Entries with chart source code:
====
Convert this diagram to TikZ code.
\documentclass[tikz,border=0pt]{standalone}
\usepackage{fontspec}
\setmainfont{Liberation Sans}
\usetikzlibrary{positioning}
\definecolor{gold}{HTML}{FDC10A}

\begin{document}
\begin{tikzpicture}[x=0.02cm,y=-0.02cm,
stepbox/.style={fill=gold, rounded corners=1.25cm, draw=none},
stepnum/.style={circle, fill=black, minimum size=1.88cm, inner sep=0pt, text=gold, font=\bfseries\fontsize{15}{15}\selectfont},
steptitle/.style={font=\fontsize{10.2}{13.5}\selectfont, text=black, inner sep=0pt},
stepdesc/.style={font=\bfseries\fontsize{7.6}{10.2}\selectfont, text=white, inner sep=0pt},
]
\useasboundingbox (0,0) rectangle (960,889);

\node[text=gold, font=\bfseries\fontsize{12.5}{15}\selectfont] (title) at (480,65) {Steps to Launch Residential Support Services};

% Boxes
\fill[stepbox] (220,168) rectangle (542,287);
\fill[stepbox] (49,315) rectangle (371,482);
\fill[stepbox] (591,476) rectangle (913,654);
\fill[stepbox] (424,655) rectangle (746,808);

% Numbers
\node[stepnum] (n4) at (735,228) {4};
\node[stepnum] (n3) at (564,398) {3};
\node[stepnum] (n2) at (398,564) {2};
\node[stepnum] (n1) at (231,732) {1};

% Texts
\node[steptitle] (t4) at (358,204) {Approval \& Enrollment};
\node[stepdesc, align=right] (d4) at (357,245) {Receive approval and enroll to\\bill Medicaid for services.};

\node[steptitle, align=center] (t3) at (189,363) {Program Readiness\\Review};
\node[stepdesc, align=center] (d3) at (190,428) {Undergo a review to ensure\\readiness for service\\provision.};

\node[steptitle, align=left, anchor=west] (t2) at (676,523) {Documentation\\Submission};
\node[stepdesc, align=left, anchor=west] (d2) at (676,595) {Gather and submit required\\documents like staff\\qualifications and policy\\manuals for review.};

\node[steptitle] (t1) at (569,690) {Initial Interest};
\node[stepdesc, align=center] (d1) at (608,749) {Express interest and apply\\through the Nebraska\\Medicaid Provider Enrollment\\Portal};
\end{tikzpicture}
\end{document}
====
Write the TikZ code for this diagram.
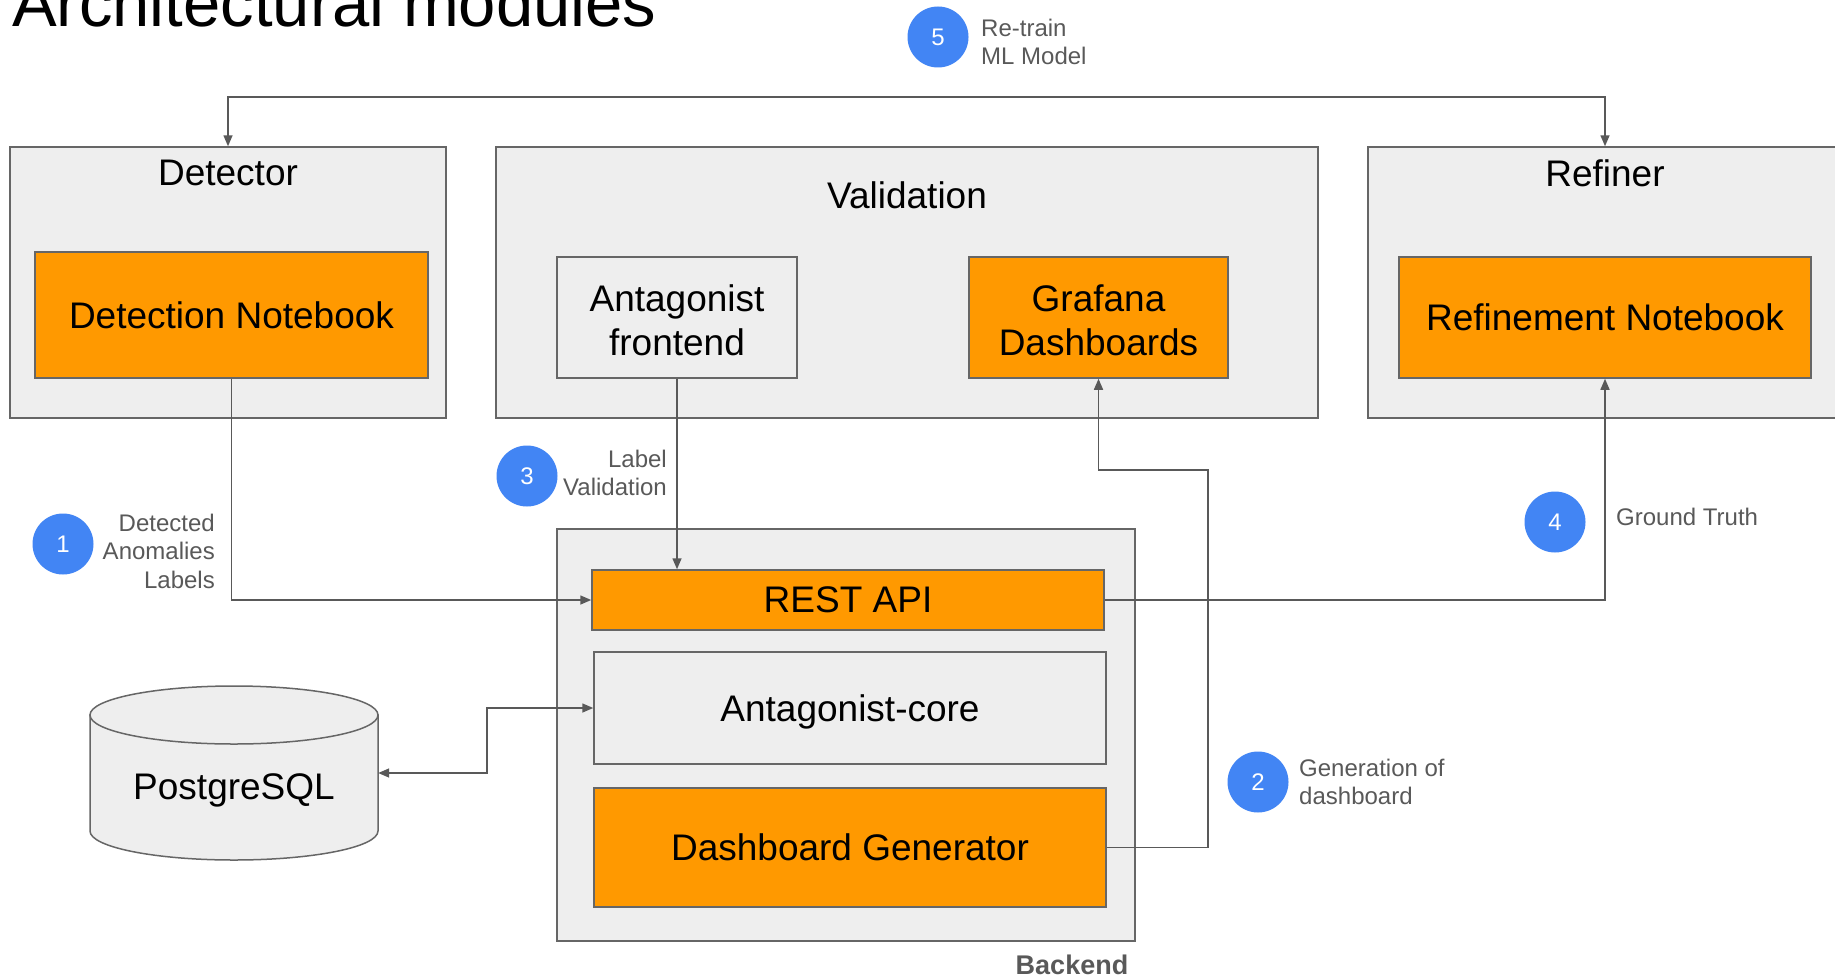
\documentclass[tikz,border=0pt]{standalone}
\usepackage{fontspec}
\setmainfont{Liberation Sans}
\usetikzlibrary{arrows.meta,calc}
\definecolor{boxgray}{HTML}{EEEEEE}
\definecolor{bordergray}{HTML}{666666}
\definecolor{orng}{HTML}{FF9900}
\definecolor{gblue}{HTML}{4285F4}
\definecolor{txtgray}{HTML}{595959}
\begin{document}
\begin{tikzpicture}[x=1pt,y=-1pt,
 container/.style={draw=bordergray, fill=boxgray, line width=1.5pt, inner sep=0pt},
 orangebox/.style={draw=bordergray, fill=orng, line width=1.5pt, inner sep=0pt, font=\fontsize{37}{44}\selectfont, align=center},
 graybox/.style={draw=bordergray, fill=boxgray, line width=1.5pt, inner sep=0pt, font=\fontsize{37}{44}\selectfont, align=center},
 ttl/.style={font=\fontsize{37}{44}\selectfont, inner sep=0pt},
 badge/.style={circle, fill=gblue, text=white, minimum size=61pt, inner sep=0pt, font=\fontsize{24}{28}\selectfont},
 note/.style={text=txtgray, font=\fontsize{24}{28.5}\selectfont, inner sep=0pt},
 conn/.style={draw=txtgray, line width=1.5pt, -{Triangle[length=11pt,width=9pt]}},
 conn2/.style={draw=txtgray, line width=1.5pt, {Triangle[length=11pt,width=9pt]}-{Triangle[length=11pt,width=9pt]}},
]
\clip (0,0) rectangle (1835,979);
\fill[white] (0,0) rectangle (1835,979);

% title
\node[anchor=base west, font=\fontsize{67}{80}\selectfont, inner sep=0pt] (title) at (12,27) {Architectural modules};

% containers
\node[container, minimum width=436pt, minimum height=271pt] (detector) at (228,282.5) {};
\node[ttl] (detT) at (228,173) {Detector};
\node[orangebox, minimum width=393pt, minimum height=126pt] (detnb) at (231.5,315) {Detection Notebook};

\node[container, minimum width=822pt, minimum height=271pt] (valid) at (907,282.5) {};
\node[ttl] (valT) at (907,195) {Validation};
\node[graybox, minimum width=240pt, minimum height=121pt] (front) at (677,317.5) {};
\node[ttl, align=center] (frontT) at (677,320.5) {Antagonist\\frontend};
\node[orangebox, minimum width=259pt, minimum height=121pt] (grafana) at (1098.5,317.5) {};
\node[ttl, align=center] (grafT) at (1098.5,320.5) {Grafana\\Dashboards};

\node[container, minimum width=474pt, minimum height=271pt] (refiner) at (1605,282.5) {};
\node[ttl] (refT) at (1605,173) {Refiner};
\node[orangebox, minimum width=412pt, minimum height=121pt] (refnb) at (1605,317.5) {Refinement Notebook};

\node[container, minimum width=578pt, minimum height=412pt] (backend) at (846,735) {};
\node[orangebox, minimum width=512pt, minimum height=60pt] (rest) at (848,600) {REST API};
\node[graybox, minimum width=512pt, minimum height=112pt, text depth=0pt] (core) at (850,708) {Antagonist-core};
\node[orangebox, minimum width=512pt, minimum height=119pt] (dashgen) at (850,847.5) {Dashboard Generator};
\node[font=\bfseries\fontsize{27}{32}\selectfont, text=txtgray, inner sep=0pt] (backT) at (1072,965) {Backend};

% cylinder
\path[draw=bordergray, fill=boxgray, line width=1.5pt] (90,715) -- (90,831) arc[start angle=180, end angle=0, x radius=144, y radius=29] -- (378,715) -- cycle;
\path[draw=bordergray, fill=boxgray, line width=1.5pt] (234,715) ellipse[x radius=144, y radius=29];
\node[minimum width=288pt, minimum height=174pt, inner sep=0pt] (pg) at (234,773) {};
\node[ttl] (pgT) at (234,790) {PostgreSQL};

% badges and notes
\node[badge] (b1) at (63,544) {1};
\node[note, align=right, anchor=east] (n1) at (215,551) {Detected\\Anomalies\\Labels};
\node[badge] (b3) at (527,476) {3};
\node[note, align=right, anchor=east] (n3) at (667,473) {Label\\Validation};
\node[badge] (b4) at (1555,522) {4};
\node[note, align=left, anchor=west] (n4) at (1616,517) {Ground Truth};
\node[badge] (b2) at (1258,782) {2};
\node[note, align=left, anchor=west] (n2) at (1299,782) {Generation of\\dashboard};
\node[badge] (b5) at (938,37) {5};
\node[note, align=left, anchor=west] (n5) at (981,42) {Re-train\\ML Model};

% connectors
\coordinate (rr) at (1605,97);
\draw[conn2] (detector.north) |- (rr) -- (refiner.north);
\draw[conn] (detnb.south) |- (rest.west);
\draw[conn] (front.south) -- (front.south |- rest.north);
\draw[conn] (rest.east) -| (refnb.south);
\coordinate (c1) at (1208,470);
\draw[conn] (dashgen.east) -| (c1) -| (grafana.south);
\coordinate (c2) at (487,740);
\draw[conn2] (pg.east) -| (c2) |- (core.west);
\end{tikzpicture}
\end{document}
====
• _Your task_:
Only the lines from the one holding "Write the TikZ code for this diagram." to the one holding "inner sep=0pt] (title)" should be returned, both included and exactly as written, with no pictures.

• _Written solution_:
Write the TikZ code for this diagram.
\documentclass[tikz,border=0pt]{standalone}
\usepackage{fontspec}
\setmainfont{Liberation Sans}
\usetikzlibrary{arrows.meta,calc}
\definecolor{boxgray}{HTML}{EEEEEE}
\definecolor{bordergray}{HTML}{666666}
\definecolor{orng}{HTML}{FF9900}
\definecolor{gblue}{HTML}{4285F4}
\definecolor{txtgray}{HTML}{595959}
\begin{document}
\begin{tikzpicture}[x=1pt,y=-1pt,
 container/.style={draw=bordergray, fill=boxgray, line width=1.5pt, inner sep=0pt},
 orangebox/.style={draw=bordergray, fill=orng, line width=1.5pt, inner sep=0pt, font=\fontsize{37}{44}\selectfont, align=center},
 graybox/.style={draw=bordergray, fill=boxgray, line width=1.5pt, inner sep=0pt, font=\fontsize{37}{44}\selectfont, align=center},
 ttl/.style={font=\fontsize{37}{44}\selectfont, inner sep=0pt},
 badge/.style={circle, fill=gblue, text=white, minimum size=61pt, inner sep=0pt, font=\fontsize{24}{28}\selectfont},
 note/.style={text=txtgray, font=\fontsize{24}{28.5}\selectfont, inner sep=0pt},
 conn/.style={draw=txtgray, line width=1.5pt, -{Triangle[length=11pt,width=9pt]}},
 conn2/.style={draw=txtgray, line width=1.5pt, {Triangle[length=11pt,width=9pt]}-{Triangle[length=11pt,width=9pt]}},
]
\clip (0,0) rectangle (1835,979);
\fill[white] (0,0) rectangle (1835,979);

% title
\node[anchor=base west, font=\fontsize{67}{80}\selectfont, inner sep=0pt] (title) at (12,27) {Architectural modules};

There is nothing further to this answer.